There are other much smaller tweaks that I believe can be included in current southern_european even if the main changes are not accepted: mix forest definitely shouldn't use tropical trees; a different approach to dirty runways to make them blend better with the regional airport grass (which i have not changed)
I really think my proposal matches better a generic Mediterranean country than the current southern-europe.xml
If you plan to apply the changes to 'all Mediterranean', they're almost certainly wrong in many places
Yes, I know. Anyway, I sincerely believe my proposal is a better match not only for my specific region, but as a generic area in Southern Europe.
In any case, do you prefer submitting the region as another, more specific region? Not yet, I'll wait for more feedback and make the already suggested changes.
we have very nice ways of arranging vineyards in rows, but we can't switch the tree type within the landclass - so you always get mixes of olive trees and vines - do they occur in reality? Generally my feeling is that problems that are in the input data (a patch of land doesn't have the proper landclass assigned) are hard to fix after the fact.
Also vnts also comments similarly:
I don't think the tree/plantation effects support it
I'm sorry, my bad, I see I couldn't explain myself.

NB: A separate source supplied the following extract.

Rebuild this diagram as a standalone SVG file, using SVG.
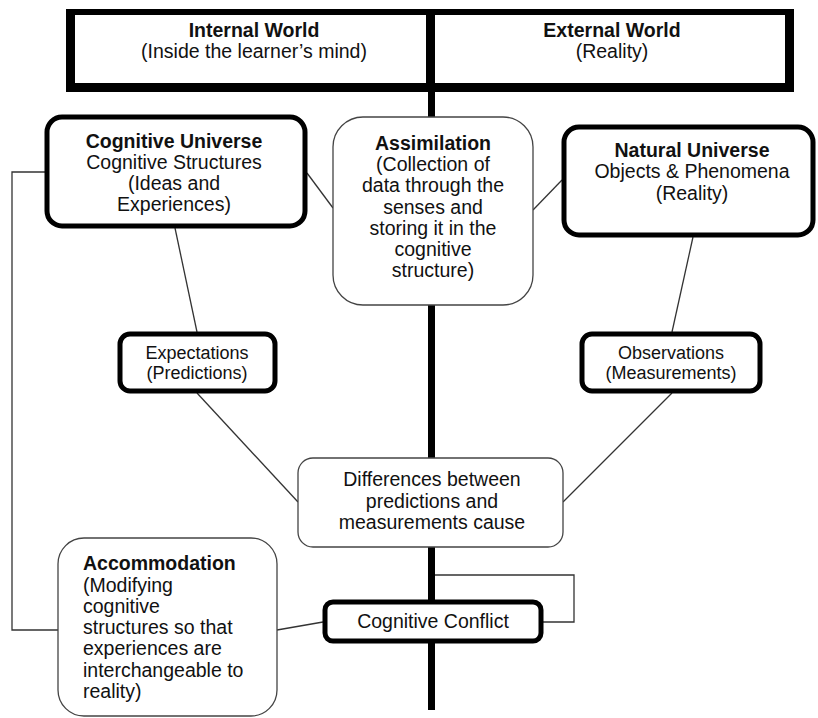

There are already separated landclasses for vineyards and olive fields in CORINE. I mapped both landclasses to the same material.
- Current southern-europe maps IrrCrop, Orchard, Olives, Vineyard and Rice landclasses all to the same material (the chess board)
- My proposal defines 3 separated materials: (1) IrrCrop and Orchard (the majority of the fields); (2) Olives and Vineyard (present only in some specific regions); (3) Rice (even more rare). An example of rice fields was in the first post.
I'm not asking how to separate olive trees and vineyards, because I mixed them on purpose to provide some (arguably) pleasant variety. I was just describing my images. Yes, they are also mixed in real life. Probably not as mixed as the results suggest, but fairly enough.
Variation of tree shapes was only to overcome a limitation of the plantation effect: plantation rows always go from south to north. Coding an effect in OpenGL is far beyond my skills at the moment. Is it possible to create rows of trees in random directions, grouped as a patchwork? Even if it is as a chessboard, with some patches going south-north and others east-west. I know it is not possible right now, I'm just suggesting a possible improvement of the plantation effect for the consideration of any coder and I'm sure it won't be trivial. Something like this:
By the way, you can see different tree types in this image, and all this area is classified as "vineyards" in CORINE.
does it still work reasonably well if you switch all shaders off?
Very good point (as were the others, of course). I'll check.
Thank you very much for your feedback!